Why the expression of a wish like this should have offended Puck is not very evident. There is in Sweden a lubber fiend named the Tomte, and of this being the peasantry believe that only by unrewarded toil can it work out its salvation. Can the Lancashire King of the Fairies have been one of the same order, and have considered the utterance of a good wish as a reward, or even as a sarcastic allusion to his 'lost condition'?
The belief is by no means uncommon that the fairies are the angels who were neutral during the Satanic rebellion. In Brittany, however (Chants Populaires de la Bretagne, par Th. Hersart de la Villemarqué), they are the Princesses who, in the days of the Apostles, would not embrace Christianity.

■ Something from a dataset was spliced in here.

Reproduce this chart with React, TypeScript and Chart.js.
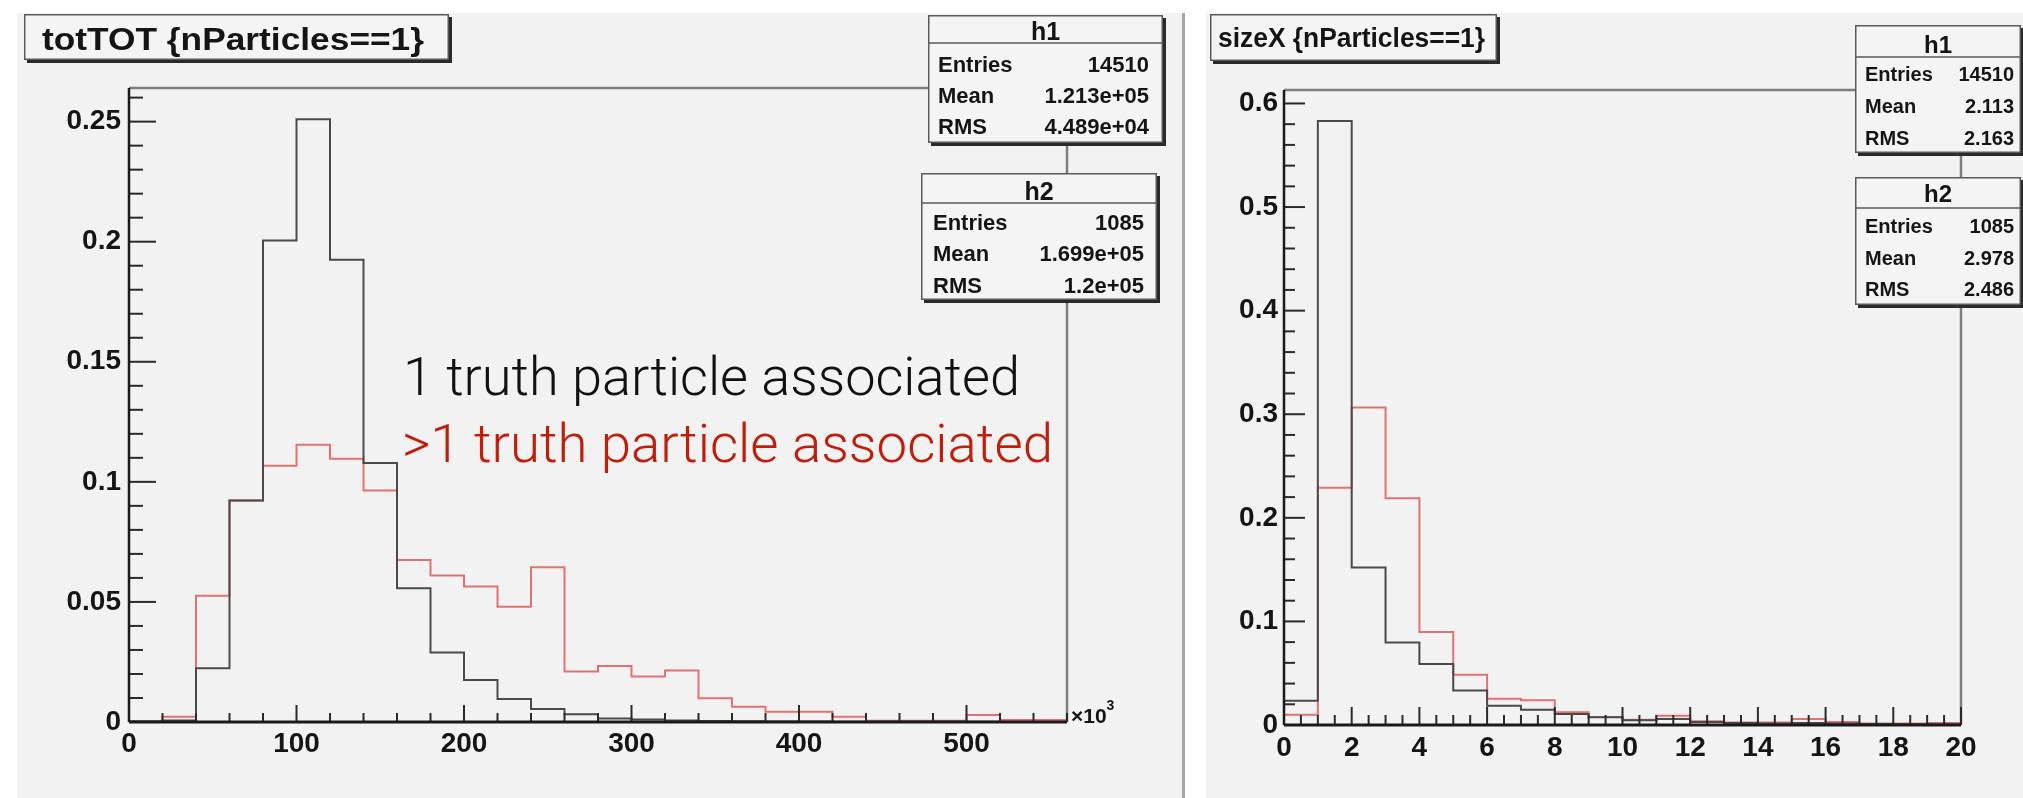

The traditions of most countries agree, however, in attributing to the fairies extreme sensitiveness on the subject of their condition. Mr. Campbell has recorded that when the elves, who had grown weary of crossing the Dornoch Frith in cockle-shells, were engaged in building a bridge of gold across its mouth, a passer-by lifted his hands and blessed the tiny workmen, who immediately vanished, the bridge sinking with them beneath the waves, and its place being at once taken by quicksands. Almost every district haunted by 'greenies' or 'hill folk' has its story of a piteous appeal on the subject of their future state made by visible or invisible fairies. In a Highland story it is an old man reading the Bible who is accosted, the inquirer screaming and plunging into the sea upon being answered that the sacred pages did not contain any allusion to the salvation of any but the sons of Adam. My friend, Mr. Kennedy, in his valuable Legendary Fictions of the Irish Celts, gives a charming traditionary story of a priest who was benighted and lost upon a moor, and who was similarly accosted, and implored to declare that at the last day the lot of the fairies would not be with Satan. After the appeal had been somewhat ambiguously answered, 'a weak light was shed around where he stood, and he distinguished the path and an opening in the fence.'
In Cornwall they are supposed to be the spirits of the people who inhabited the country long before the birth of Christ, and who, although not good enough to partake of the joys of Heaven, yet are too good for Hell. In Wales there is a somewhat similar belief, but it is said that their probation will end at the day of judgment, when they will be admitted to Paradise. It is commonly believed by the Cornish peasants that they are gradually growing smaller, and that at length they will change into ants. Few people in Cornwall, therefore, are sufficiently venturesome to destroy a colony of those insects.